Just recently passed through a phase of seeing people that I cannot tell if they're male, or female. What's THAT all about?
Seems to me that I catch myself pronouncing words without that English correctness, as I once used to.
BBC accused of being too white-middle-class-southeast-England, well I could have told them that.
Three chaps (and I mean that in the male sense of the word, not the generic British version) were at the next table from me this afternoon, outside a restaurant. They were just ordering beers. However, one of them went off to get a sandwich. Much to the pre-waitress-scene worry
of the other two. Sure enough, the chap came back with a sandwich and shortly after, the waitress arrived to take their order. She made a comment about how if the boss had seen that sandwich at thier table, they would have been very annoyed. The sandwich smuggler asked what the problem was, and the young lady explained that if someone sat in his business with a competing product, he would probably ask them to leave. All of these exchanges were civil, but as soon she left, it all began.....
Not the complete and utter twelve year old girly whine and bitch, but a more cerebral form. Such as questions about the nature of truth, which really made a change. One chap stated that he'd picked up a fifty year old book, which apparently layed out quite plainly what the truth is. He said he read through it, until he disagreed with it. Then a couple of scenarios regarding truth in relation to perception and how it's only popular opinion that changes things. Therefore truth is merely what you've decided it will be, and not what it is. Which brings me to wondering why none of them mentioned that truth is only YOURS and nobody can change that. They seemed to be struggling with trying to find a way of cosmically 'validating' their particular fact/comment/belief.
So after wisely going through different recent newsworthy events, and saying that if people had listened to the truth (although they as yet hadn't nailed down exactly what that was) these catastrophes would have been averted (obviously). The sandwich rebel said that she would definately think twice about how she had spoken to him about this food, and to cut a fairly predictable story short, their exchange was in effect, a life changing event for her, which (after the trio's CNN like analysis of the modern world) was their way of making the world a better place. So to round it off, truth is merely the best argument and how eloquent your argument may be. Also the ability to wait until the object of your objections is out of the way, go and find some feeble minded friends/aquaintences, to which you explain your truth and how without actually confirming it, or explaining any of this twenty-twenty hindsight to the original protagonist, the way you have rocked their philosophical world. Straightening out this oddly WRONG way of thinking about something.

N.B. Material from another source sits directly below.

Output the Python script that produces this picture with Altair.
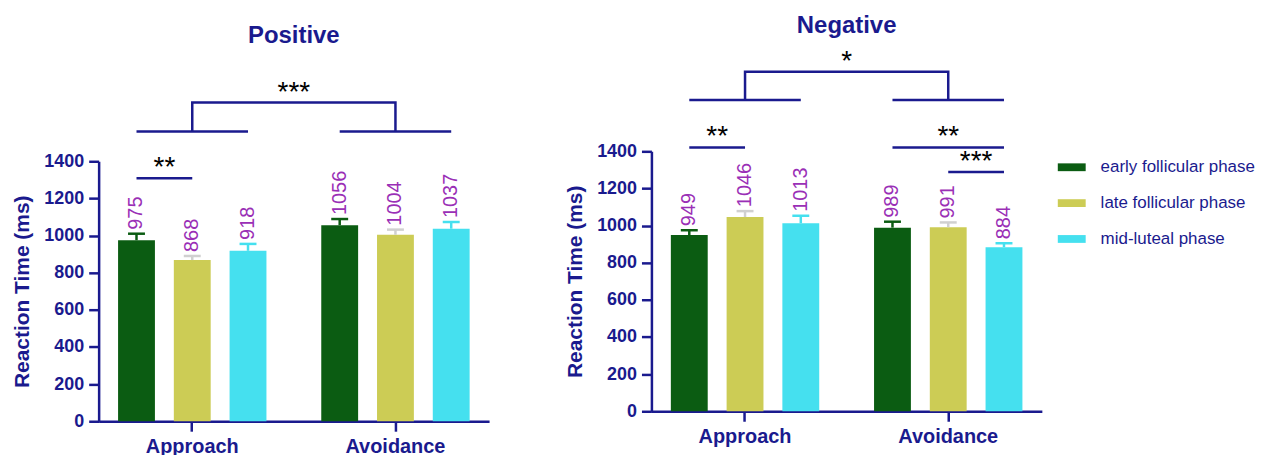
import altair as alt
import pandas as pd

# ---------------- data ----------------
conditions = ["Approach", "Avoidance"]
phases = ["early follicular phase", "late follicular phase", "mid-luteal phase"]

pos_means = [975, 868, 918, 1056, 1004, 1037]
pos_sem = [35, 22, 37, 33, 28, 36]
neg_means = [949, 1046, 1013, 989, 991, 884]
neg_sem = [26, 32, 40, 32, 26, 21]

# pairwise comparisons: (condition, first phase index, second phase index, bracket height, label)
pos_pairs = [("Approach", 0, 1, 1309, "**")]
neg_pairs = [("Approach", 0, 1, 1421, "**"),
             ("Avoidance", 0, 2, 1421, "**"),
             ("Avoidance", 1, 2, 1289, "***")]
# main effect bracket: (lower height, upper height, label)
pos_main = (1561, 1716, "***")
neg_main = (1676, 1829, "*")

panel_titles = ["Positive", "Negative"]
title_level = 2074
y_ticks = [0, 200, 400, 600, 800, 1000, 1200, 1400]

# ---------------- style ----------------
NAVY = "#1a1a8e"
PURPLE = "#9a2fb6"
FONT = "Liberation Sans"
bar_colors = ["#0b5c12", "#cccc55", "#45e0ef"]
err_colors = ["#0b5c12", "#d0d0d0", "#45e0ef"]

W = 392
H = 261
PI_X, PO_X = 0.1765, 0.049
PI_O, PO_O = 0.339, 0.17
step_x = W / (len(conditions) - PI_X + 2 * PO_X)
band_x = step_x * (1 - PI_X)
step_o = band_x / (len(phases) - PI_O + 2 * PO_O)
YT = "Reaction Time (ms)"

LEGEND = alt.Legend(
    title=None, orient="none", legendX=963, legendY=2, padding=0,
    symbolType="M-1,-0.28L1,-0.28L1,0.28L-1,0.28Z", symbolSize=784,
    symbolStrokeWidth=0, symbolOpacity=1, labelOffset=15, rowPadding=14,
    labelFont=FONT, labelFontSize=17, labelColor=NAVY,
)


def panel(means, sems, pairs, main, title, shift):
    df = pd.DataFrame({
        "cond": [c for c in conditions for _ in phases],
        "phase": [p for _ in conditions for p in phases],
        "mean": means,
        "sem": sems,
    })
    df["top"] = df["mean"] + df["sem"]

    height = H + shift
    yscale = alt.Scale(domain=[0, 1400], range=[height, shift], nice=False)
    xscale = alt.Scale(domain=conditions, paddingInner=PI_X, paddingOuter=PO_X)
    oscale = alt.Scale(domain=phases, paddingInner=PI_O, paddingOuter=PO_O)
    X = alt.X("cond:N", scale=xscale, sort=conditions,
              axis=alt.Axis(title=None, labelAngle=0, labelFontSize=20, labelPadding=5,
                            labelFontWeight="bold", labelFont=FONT, labelColor=NAVY))
    XO = alt.XOffset("phase:N", scale=oscale, sort=phases)

    def Y(field):
        return alt.Y(field, scale=yscale, title=YT,
                     axis=alt.Axis(values=y_ticks, format="d", labelPadding=5, titlePadding=11,
                                   labelFontSize=18, labelFontWeight="bold", labelFont=FONT,
                                   labelColor=NAVY, titleFontSize=21, titleFontWeight="bold",
                                   titleFont=FONT, titleColor=NAVY))

    base = alt.Chart(df)
    bars = base.mark_bar().encode(
        x=X, xOffset=XO, y=Y("mean:Q"),
        color=alt.Color("phase:N", sort=phases,
                        scale=alt.Scale(domain=phases, range=bar_colors),
                        legend=LEGEND),
    )
    ecol = alt.Scale(domain=phases, range=err_colors)
    err = base.mark_rule(strokeWidth=2.5).encode(
        x=X, xOffset=XO, y=Y("mean:Q"), y2="top:Q",
        stroke=alt.Stroke("phase:N", scale=ecol, legend=None),
    )
    caps = base.mark_tick(thickness=2.5, size=17, opacity=1).encode(
        x=X, xOffset=XO, y=Y("top:Q"),
        fill=alt.Fill("phase:N", scale=ecol, legend=None),
    )
    labels = base.mark_text(angle=270, align="left", baseline="middle", dx=4,
                            fontSize=20, font=FONT, color=PURPLE).encode(
        x=X, xOffset=XO, y=Y("top:Q"), text=alt.Text("mean:Q"),
    )

    # significance lines
    rows = []
    for gid, (cond, i, j, h, lab) in enumerate(pairs):
        rows.append(dict(g=f"p{gid}", k=0, cond=cond, phase=phases[i], y=h))
        rows.append(dict(g=f"p{gid}", k=1, cond=cond, phase=phases[j], y=h))
    lo, hi, mlab = main
    for cond in conditions:
        rows.append(dict(g="m" + cond, k=0, cond=cond, phase=phases[0], y=lo))
        rows.append(dict(g="m" + cond, k=1, cond=cond, phase=phases[-1], y=lo))
    midp = phases[len(phases) // 2]
    rows += [dict(g="top", k=0, cond=conditions[0], phase=midp, y=lo),
             dict(g="top", k=1, cond=conditions[0], phase=midp, y=hi),
             dict(g="top", k=2, cond=conditions[1], phase=midp, y=hi),
             dict(g="top", k=3, cond=conditions[1], phase=midp, y=lo)]
    lines = alt.Chart(pd.DataFrame(rows)).mark_line(color=NAVY, strokeWidth=2.5).encode(
        x=X, xOffset=XO, y=Y("y:Q"), detail="g:N", order="k:Q",
    )

    layers = [bars, err, caps, labels, lines]

    star_style = dict(fontSize=28, font=FONT, color="black", baseline="alphabetic", dy=-2)
    centered, halfway = [], []
    for (cond, i, j, h, lab) in pairs:
        if (i + j) % 2 == 0:
            centered.append(dict(cond=cond, phase=phases[(i + j) // 2], y=h, label=lab))
        else:
            halfway.append(dict(cond=cond, phase=phases[(i + j + 1) // 2], y=h, label=lab))
    if centered:
        layers.append(alt.Chart(pd.DataFrame(centered)).mark_text(**star_style).encode(
            x=X, xOffset=XO, y=Y("y:Q"), text="label:N"))
    if halfway:
        layers.append(alt.Chart(pd.DataFrame(halfway)).mark_text(dx=-step_o / 2, **star_style).encode(
            x=X, xOffset=XO, y=Y("y:Q"), text="label:N"))
    main_df = pd.DataFrame([dict(cond=conditions[0], phase=midp, y=hi, label=mlab)])
    layers.append(alt.Chart(main_df).mark_text(dx=step_x / 2, **star_style).encode(
        x=X, xOffset=XO, y=Y("y:Q"), text="label:N"))
    title_df = pd.DataFrame([dict(cond=conditions[0], phase=midp, y=title_level, label=title)])
    layers.append(alt.Chart(title_df).mark_text(
        dx=step_x / 2, fontSize=24, fontWeight="bold", font=FONT, color=NAVY, baseline="middle").encode(
        x=X, xOffset=XO, y=Y("y:Q"), text="label:N"))

    return alt.layer(*layers).properties(width=W, height=height)


left = panel(pos_means, pos_sem, pos_pairs, pos_main, panel_titles[0], 10)
right = panel(neg_means, neg_sem, neg_pairs, neg_main, panel_titles[1], 0)

chart = alt.hconcat(left, right, spacing=75).resolve_scale(
    x="independent", y="independent", xOffset="independent", color="shared"
).properties(
    padding={"left": 3, "top": 5, "right": 0, "bottom": 0}
).configure_view(stroke=None).configure_axis(
    domainColor=NAVY, domainWidth=2.5, tickColor=NAVY, tickWidth=2.5, tickSize=10, grid=False,
)

chart.save("out.html", embed_options={"renderer": "svg", "actions": False})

I have actually been in my first genuine prank call situation. During the afternoon in the coffee shop, a call came in. The young girl behind the bar called out "Is there a Dick Fitzwell here?" Then as she offered the phone out to the world in general, the eight or ten people in the place remained silent, and the dawning of a beginning, of a realisation, of a thought, slowly traversed her mind.... We all had a good laugh... Hmmm what was I saying earlier about being twelve?
Finally finished a six month run of mega-commuting. Two hundred and fifty miles a day for six months! Wow, that sounds amazingly impressive until I say that it was only two days a week for two weeks in a month. The other two weeks it was less, but the same days. Writing this on my (hopefully) final Greyhound run. Using my Dell Axim for entertainment on these long journeys. I gave up with the radio a long while ago. Once the big city limits are lost on the horizon, so, it seems, is the radio signal. I think I mentioned a while back about the state of countryfied radio. It's obsession with all things cowboyish, and/or Godly smitingly. Other than that, it was a trip back to the 80's. Conjuring up images of smokey, beer drenched working clubs in the south east corner of the English countryside in my well travelled mind. The 'urban' version of radio is to play sickeningly endless amounts of rap music, but even the self proclaimed 'Number one hit music radio station' must be having a very slim year. They appear to have only about eight pieces of music, which they play beween the commercials.
So faced with a choice between banjo fever, or questionably moraled, total made up testosterone fantasy gushing (er.. that sounds a lot worse than it was meant, I might change it) I grabbed a 256MB SDCard and plonked some (well a lot actually, of) MP3's on it. The Axim manages to keep cranking out the music with no signs of struggle, or even a hint of energy loss. Thanks Dell, you kept me sane through the final miles.